I've actually never seen a great PM who's in the center of it. I find the great PMs live on the edges. There's always someone who's this exceptional data scientist and the ability to maybe be a great GM and lead and inspire, or maybe someone who's so creative, who can lead a team in a different way.
The best PMs have T-shaped skills - deep in one, broad in many
Craft → Career Growth
I think the first thing is essentially raw sharps, and that can manifest itself into problem identification and problem solving. The second one is what I call drive or grit. Third, which is a little difference, we talked about that, is influence.
Everyone can learn how to be a versatile kind of unicorn product engineer/designer hybrid in the AI-native era. The only thing stopping you is just going out and doing it.
It's not a role, it's a career being in product and, really, there's so many things to learn and so many things to get good at.
I created a career growth framework for product managers, which comprises of three things. What you produce, what you bring to the table, and what's your operating model.
My recommendation is that you pick between data and tech one, and definitely one on design and research and strategy. My advice is if you're coming from design and research background, then you pick data or tech. If you're coming from a data or tech background, then you pick design and research.
To grow beyond entry level PM, domain expertise can take you a little further, but ultimately to have the highest trajectory, you have to lean into those founder skills - being a great storyteller, getting the most out of people around you, making really hard high conviction decisions that can't be solved analytically.
Do a legitimate side hustle, found a company on the side and learn everything else. You forget what it means to sell something to a customer, support a product, ship something and get destroyed because it doesn't work.
I have to think of my career as a little bit like a bingo card. I've always been looking to fill in boxes I didn't have filled because I felt like that would make me a better professional.
I've rarely regretted going deep in something that isn't quite my job. The worst case scenario is I've learned something new that I will never use. But the very best case scenario is that when I least suspect it at some point in the future it will turn out to be the thing that matters.
I think breadth is incredibly important. It's so critical, especially if someone has an end goal of wanting to step into a product leadership role to have been able to have touched lots of different components, as opposed to specializing in one specific thing.
I think it's really important to become really good at and also known for something. You could be known for shepherding like the most complex launches because you're just so good at quarterbacking. Find something that you can be really, really good at.
People tend to flock and give responsibility to the people that are known for being excellent at something.
The role of the chief product officer is so broad. You're not just the head of products. They need to have a business thinking. They need to understand their go-to market strategy. They need to understand the sales play. They need to understand how engineering are building products.
The folks who have successfully transferred over, they tend to have a couple of characteristics. They're usually very curious, they tend to be really passionate about the product and solving customer problems. And sometimes, they've even tinkered with a side project as a way to hone their PM skills.

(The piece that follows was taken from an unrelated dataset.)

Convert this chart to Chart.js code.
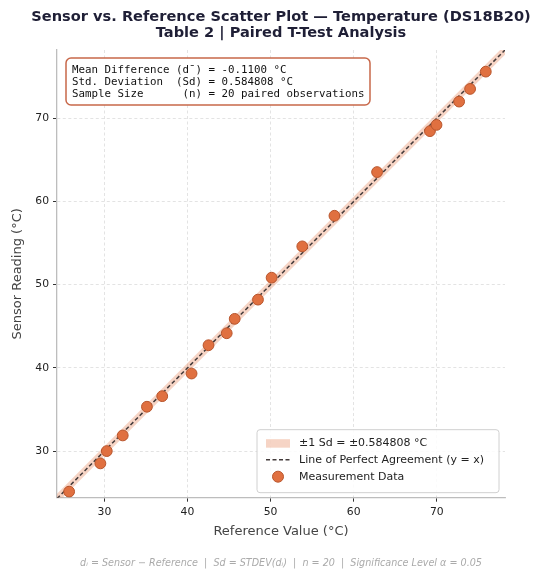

I think product managers are increasingly I think a bit more technical or expected to be. I think there was a moment where they were technical and then it was, 'No, no, we're all generalists,' and now I think we're going back to PMs need to be more technical. I think designers, the expectation is that they'll be more business-oriented, design as a means, honestly, to an end. And I think engineers are increasingly becoming what more product-focused, more user-focused.
You need to have some breadth, right, but it's like same problem, different industry. It's one way to think about depth that's focused. Different problem, same industry is another way to think about it.
The mistake that I see a lot of product managers make is they start operating in either output or outcomes. And when you are transitioning to outcomes, it's very important that you continue to still hone your craft on outputs.